Which means that he’s now comparing elephants to oranges.

Before I end this critique, I have another surprise: In his JBS paper, Schumm actually cited me by name and included a complete block-quote from my 2006 criticism of Cameron’s study — while blithely ignoring the main point of that very criticism. Of course, he had to, because the main point of my criticism of Cameron’s work can be multiplied three-and-a-thirdfold for Schumm’s.

And having become a subject of Schumm’s highly selective citation, I can’t help but notice that Cameron often did the same thing. He was famous for picking out a small paragraph of other researchers’ work while ignoring that researcher’s primary findings in the hope that nobody would notice.

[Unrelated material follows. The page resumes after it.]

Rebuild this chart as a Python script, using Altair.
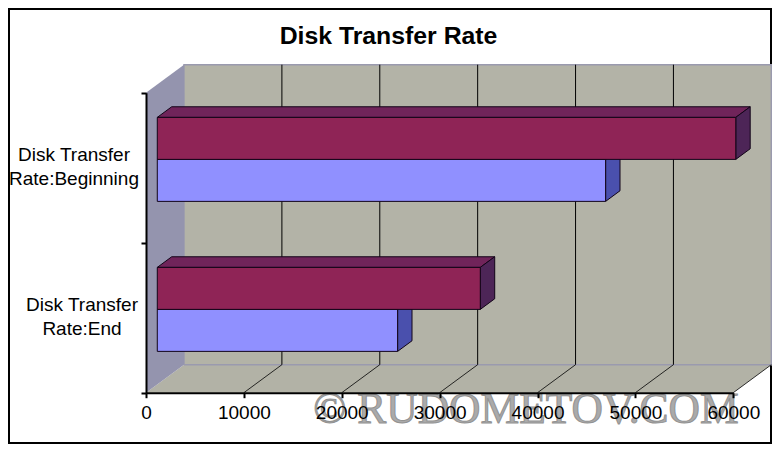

But I noticed with Cameron and I’m noticing it again with Schumm. And I’m not surprised. Back in 2007 when Cameron tried to launch an online “journal,” Schumm agreed to be part of Cameron’s editorial board. Cameron’s “journal” failed to get off the ground, but Schumm continues on. More recently he served as an “expert” witness alongside George “Rentboy” Rekers in Florida’s gay adoption trial. As far as I can tell, Schumm comes off appearing more “sciencey” than Cameron, but his methodology is exactly the same. And when you use the same methodology, you end up with the same result: junk science.